**Data section:**
○ ○ ○

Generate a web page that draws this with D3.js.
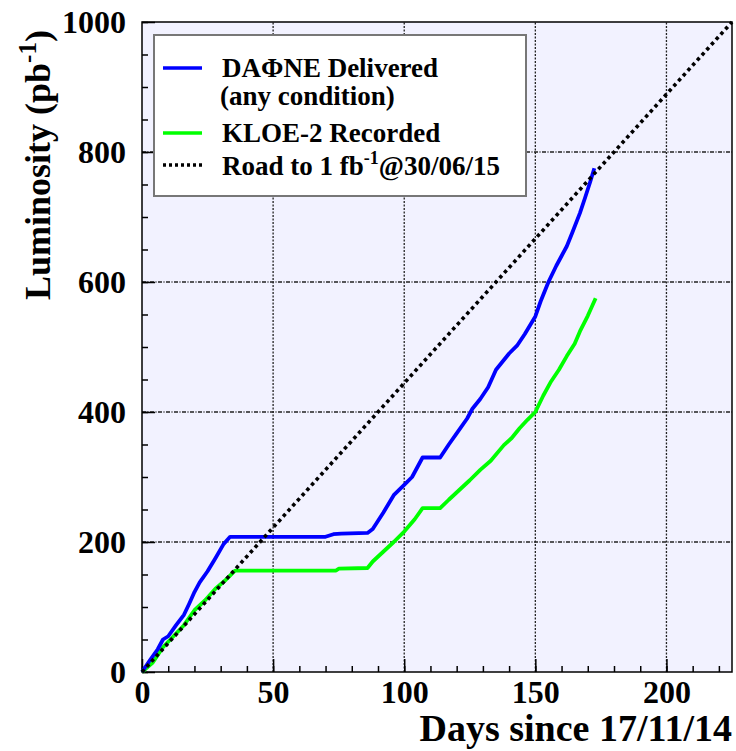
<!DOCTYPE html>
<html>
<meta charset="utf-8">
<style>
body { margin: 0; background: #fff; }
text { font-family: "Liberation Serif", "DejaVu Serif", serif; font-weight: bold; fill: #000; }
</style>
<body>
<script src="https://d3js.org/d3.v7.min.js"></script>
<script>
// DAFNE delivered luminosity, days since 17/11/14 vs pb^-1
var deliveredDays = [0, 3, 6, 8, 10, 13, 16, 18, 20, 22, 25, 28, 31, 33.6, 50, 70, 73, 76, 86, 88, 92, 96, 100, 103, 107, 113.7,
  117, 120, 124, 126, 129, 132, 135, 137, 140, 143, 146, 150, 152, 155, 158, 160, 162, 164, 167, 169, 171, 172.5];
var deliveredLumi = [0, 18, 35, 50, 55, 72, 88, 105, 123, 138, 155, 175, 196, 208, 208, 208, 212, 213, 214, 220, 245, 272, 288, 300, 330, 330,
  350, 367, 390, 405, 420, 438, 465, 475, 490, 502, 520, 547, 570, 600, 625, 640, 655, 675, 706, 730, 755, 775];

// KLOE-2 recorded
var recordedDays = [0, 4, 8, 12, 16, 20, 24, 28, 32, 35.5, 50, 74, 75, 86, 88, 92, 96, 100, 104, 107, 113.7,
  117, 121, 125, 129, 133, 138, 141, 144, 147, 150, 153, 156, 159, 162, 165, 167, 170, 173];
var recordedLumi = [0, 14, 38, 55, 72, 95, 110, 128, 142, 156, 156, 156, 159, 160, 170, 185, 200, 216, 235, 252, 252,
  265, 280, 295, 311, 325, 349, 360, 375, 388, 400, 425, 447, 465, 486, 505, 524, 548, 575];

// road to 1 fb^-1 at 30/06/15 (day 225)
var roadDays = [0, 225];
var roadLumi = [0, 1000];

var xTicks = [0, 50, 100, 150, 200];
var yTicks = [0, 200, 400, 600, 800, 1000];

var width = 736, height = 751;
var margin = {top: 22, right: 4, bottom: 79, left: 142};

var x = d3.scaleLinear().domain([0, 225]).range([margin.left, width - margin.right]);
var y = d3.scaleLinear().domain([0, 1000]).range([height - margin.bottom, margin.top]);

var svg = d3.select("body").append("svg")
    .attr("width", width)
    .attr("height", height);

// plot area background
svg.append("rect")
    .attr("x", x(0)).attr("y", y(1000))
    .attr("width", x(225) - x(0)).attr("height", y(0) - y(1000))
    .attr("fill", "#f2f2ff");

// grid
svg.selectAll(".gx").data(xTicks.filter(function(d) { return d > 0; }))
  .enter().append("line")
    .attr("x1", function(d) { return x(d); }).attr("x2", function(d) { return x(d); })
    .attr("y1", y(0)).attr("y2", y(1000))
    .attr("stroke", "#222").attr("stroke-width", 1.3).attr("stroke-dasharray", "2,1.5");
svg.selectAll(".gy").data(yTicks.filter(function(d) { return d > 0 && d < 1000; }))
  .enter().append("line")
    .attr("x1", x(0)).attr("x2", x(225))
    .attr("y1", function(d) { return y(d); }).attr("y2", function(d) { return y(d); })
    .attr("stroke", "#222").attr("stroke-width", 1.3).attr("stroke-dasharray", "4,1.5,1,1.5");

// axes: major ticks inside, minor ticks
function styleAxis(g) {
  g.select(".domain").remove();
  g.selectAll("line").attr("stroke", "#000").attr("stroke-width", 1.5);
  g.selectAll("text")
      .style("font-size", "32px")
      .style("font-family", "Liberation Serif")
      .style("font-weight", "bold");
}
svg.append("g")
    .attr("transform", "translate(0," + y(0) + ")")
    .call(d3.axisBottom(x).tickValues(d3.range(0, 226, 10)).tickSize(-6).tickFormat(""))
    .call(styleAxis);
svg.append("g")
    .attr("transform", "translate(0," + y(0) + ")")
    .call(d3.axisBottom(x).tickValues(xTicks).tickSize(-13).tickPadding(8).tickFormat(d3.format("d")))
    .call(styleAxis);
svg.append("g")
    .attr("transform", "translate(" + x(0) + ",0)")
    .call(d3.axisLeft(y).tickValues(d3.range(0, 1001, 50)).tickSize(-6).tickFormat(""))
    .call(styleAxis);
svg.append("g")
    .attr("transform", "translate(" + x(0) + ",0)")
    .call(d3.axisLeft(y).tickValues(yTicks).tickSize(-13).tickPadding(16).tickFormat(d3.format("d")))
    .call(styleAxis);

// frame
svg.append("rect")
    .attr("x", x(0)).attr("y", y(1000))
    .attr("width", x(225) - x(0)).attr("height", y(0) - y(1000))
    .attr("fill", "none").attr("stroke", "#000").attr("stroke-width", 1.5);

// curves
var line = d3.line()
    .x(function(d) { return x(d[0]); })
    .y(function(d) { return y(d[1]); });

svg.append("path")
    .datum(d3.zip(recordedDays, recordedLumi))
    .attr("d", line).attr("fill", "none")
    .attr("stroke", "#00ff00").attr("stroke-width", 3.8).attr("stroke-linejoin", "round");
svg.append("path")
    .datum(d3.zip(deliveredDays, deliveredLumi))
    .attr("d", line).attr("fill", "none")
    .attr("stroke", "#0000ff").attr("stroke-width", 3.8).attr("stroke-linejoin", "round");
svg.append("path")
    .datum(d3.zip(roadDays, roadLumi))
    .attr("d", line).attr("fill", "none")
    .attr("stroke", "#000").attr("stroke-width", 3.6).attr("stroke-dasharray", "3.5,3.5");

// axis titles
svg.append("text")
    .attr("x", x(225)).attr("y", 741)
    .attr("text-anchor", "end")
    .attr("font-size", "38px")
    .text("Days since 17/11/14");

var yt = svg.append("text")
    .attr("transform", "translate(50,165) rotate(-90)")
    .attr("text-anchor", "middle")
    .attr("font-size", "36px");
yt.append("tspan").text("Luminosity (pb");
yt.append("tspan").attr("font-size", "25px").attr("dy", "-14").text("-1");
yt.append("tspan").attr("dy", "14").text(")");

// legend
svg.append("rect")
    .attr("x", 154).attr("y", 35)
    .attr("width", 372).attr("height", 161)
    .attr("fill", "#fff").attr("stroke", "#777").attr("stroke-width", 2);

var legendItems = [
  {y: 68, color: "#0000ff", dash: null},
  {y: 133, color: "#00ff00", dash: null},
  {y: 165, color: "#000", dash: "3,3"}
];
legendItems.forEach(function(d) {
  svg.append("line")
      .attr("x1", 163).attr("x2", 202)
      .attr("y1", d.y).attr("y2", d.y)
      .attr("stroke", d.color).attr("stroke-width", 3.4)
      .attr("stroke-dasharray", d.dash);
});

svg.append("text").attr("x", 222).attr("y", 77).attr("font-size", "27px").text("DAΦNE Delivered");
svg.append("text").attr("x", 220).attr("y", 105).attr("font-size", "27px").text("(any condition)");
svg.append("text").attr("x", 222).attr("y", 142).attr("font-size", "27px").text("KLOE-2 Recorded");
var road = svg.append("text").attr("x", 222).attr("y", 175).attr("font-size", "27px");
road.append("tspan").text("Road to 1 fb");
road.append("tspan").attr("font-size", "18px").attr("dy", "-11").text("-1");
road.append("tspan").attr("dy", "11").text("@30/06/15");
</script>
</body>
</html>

○ ○ ○

**Exercise aim:** All of the material above needs to be restated exactly, with no pictures.

**The output:**
Generate a web page that draws this with D3.js.
<!DOCTYPE html>
<html>
<meta charset="utf-8">
<style>
body { margin: 0; background: #fff; }
text { font-family: "Liberation Serif", "DejaVu Serif", serif; font-weight: bold; fill: #000; }
</style>
<body>
<script src="https://d3js.org/d3.v7.min.js"></script>
<script>
// DAFNE delivered luminosity, days since 17/11/14 vs pb^-1
var deliveredDays = [0, 3, 6, 8, 10, 13, 16, 18, 20, 22, 25, 28, 31, 33.6, 50, 70, 73, 76, 86, 88, 92, 96, 100, 103, 107, 113.7,
  117, 120, 124, 126, 129, 132, 135, 137, 140, 143, 146, 150, 152, 155, 158, 160, 162, 164, 167, 169, 171, 172.5];
var deliveredLumi = [0, 18, 35, 50, 55, 72, 88, 105, 123, 138, 155, 175, 196, 208, 208, 208, 212, 213, 214, 220, 245, 272, 288, 300, 330, 330,
  350, 367, 390, 405, 420, 438, 465, 475, 490, 502, 520, 547, 570, 600, 625, 640, 655, 675, 706, 730, 755, 775];

// KLOE-2 recorded
var recordedDays = [0, 4, 8, 12, 16, 20, 24, 28, 32, 35.5, 50, 74, 75, 86, 88, 92, 96, 100, 104, 107, 113.7,
  117, 121, 125, 129, 133, 138, 141, 144, 147, 150, 153, 156, 159, 162, 165, 167, 170, 173];
var recordedLumi = [0, 14, 38, 55, 72, 95, 110, 128, 142, 156, 156, 156, 159, 160, 170, 185, 200, 216, 235, 252, 252,
  265, 280, 295, 311, 325, 349, 360, 375, 388, 400, 425, 447, 465, 486, 505, 524, 548, 575];

// road to 1 fb^-1 at 30/06/15 (day 225)
var roadDays = [0, 225];
var roadLumi = [0, 1000];

var xTicks = [0, 50, 100, 150, 200];
var yTicks = [0, 200, 400, 600, 800, 1000];

var width = 736, height = 751;
var margin = {top: 22, right: 4, bottom: 79, left: 142};

var x = d3.scaleLinear().domain([0, 225]).range([margin.left, width - margin.right]);
var y = d3.scaleLinear().domain([0, 1000]).range([height - margin.bottom, margin.top]);

var svg = d3.select("body").append("svg")
    .attr("width", width)
    .attr("height", height);

// plot area background
svg.append("rect")
    .attr("x", x(0)).attr("y", y(1000))
    .attr("width", x(225) - x(0)).attr("height", y(0) - y(1000))
    .attr("fill", "#f2f2ff");

// grid
svg.selectAll(".gx").data(xTicks.filter(function(d) { return d > 0; }))
  .enter().append("line")
    .attr("x1", function(d) { return x(d); }).attr("x2", function(d) { return x(d); })
    .attr("y1", y(0)).attr("y2", y(1000))
    .attr("stroke", "#222").attr("stroke-width", 1.3).attr("stroke-dasharray", "2,1.5");
svg.selectAll(".gy").data(yTicks.filter(function(d) { return d > 0 && d < 1000; }))
  .enter().append("line")
    .attr("x1", x(0)).attr("x2", x(225))
    .attr("y1", function(d) { return y(d); }).attr("y2", function(d) { return y(d); })
    .attr("stroke", "#222").attr("stroke-width", 1.3).attr("stroke-dasharray", "4,1.5,1,1.5");

// axes: major ticks inside, minor ticks
function styleAxis(g) {
  g.select(".domain").remove();
  g.selectAll("line").attr("stroke", "#000").attr("stroke-width", 1.5);
  g.selectAll("text")
      .style("font-size", "32px")
      .style("font-family", "Liberation Serif")
      .style("font-weight", "bold");
}
svg.append("g")
    .attr("transform", "translate(0," + y(0) + ")")
    .call(d3.axisBottom(x).tickValues(d3.range(0, 226, 10)).tickSize(-6).tickFormat(""))
    .call(styleAxis);
svg.append("g")
    .attr("transform", "translate(0," + y(0) + ")")
    .call(d3.axisBottom(x).tickValues(xTicks).tickSize(-13).tickPadding(8).tickFormat(d3.format("d")))
    .call(styleAxis);
svg.append("g")
    .attr("transform", "translate(" + x(0) + ",0)")
    .call(d3.axisLeft(y).tickValues(d3.range(0, 1001, 50)).tickSize(-6).tickFormat(""))
    .call(styleAxis);
svg.append("g")
    .attr("transform", "translate(" + x(0) + ",0)")
    .call(d3.axisLeft(y).tickValues(yTicks).tickSize(-13).tickPadding(16).tickFormat(d3.format("d")))
    .call(styleAxis);

// frame
svg.append("rect")
    .attr("x", x(0)).attr("y", y(1000))
    .attr("width", x(225) - x(0)).attr("height", y(0) - y(1000))
    .attr("fill", "none").attr("stroke", "#000").attr("stroke-width", 1.5);

// curves
var line = d3.line()
    .x(function(d) { return x(d[0]); })
    .y(function(d) { return y(d[1]); });

svg.append("path")
    .datum(d3.zip(recordedDays, recordedLumi))
    .attr("d", line).attr("fill", "none")
    .attr("stroke", "#00ff00").attr("stroke-width", 3.8).attr("stroke-linejoin", "round");
svg.append("path")
    .datum(d3.zip(deliveredDays, deliveredLumi))
    .attr("d", line).attr("fill", "none")
    .attr("stroke", "#0000ff").attr("stroke-width", 3.8).attr("stroke-linejoin", "round");
svg.append("path")
    .datum(d3.zip(roadDays, roadLumi))
    .attr("d", line).attr("fill", "none")
    .attr("stroke", "#000").attr("stroke-width", 3.6).attr("stroke-dasharray", "3.5,3.5");

// axis titles
svg.append("text")
    .attr("x", x(225)).attr("y", 741)
    .attr("text-anchor", "end")
    .attr("font-size", "38px")
    .text("Days since 17/11/14");

var yt = svg.append("text")
    .attr("transform", "translate(50,165) rotate(-90)")
    .attr("text-anchor", "middle")
    .attr("font-size", "36px");
yt.append("tspan").text("Luminosity (pb");
yt.append("tspan").attr("font-size", "25px").attr("dy", "-14").text("-1");
yt.append("tspan").attr("dy", "14").text(")");

// legend
svg.append("rect")
    .attr("x", 154).attr("y", 35)
    .attr("width", 372).attr("height", 161)
    .attr("fill", "#fff").attr("stroke", "#777").attr("stroke-width", 2);

var legendItems = [
  {y: 68, color: "#0000ff", dash: null},
  {y: 133, color: "#00ff00", dash: null},
  {y: 165, color: "#000", dash: "3,3"}
];
legendItems.forEach(function(d) {
  svg.append("line")
      .attr("x1", 163).attr("x2", 202)
      .attr("y1", d.y).attr("y2", d.y)
      .attr("stroke", d.color).attr("stroke-width", 3.4)
      .attr("stroke-dasharray", d.dash);
});

svg.append("text").attr("x", 222).attr("y", 77).attr("font-size", "27px").text("DAΦNE Delivered");
svg.append("text").attr("x", 220).attr("y", 105).attr("font-size", "27px").text("(any condition)");
svg.append("text").attr("x", 222).attr("y", 142).attr("font-size", "27px").text("KLOE-2 Recorded");
var road = svg.append("text").attr("x", 222).attr("y", 175).attr("font-size", "27px");
road.append("tspan").text("Road to 1 fb");
road.append("tspan").attr("font-size", "18px").attr("dy", "-11").text("-1");
road.append("tspan").attr("dy", "11").text("@30/06/15");
</script>
</body>
</html>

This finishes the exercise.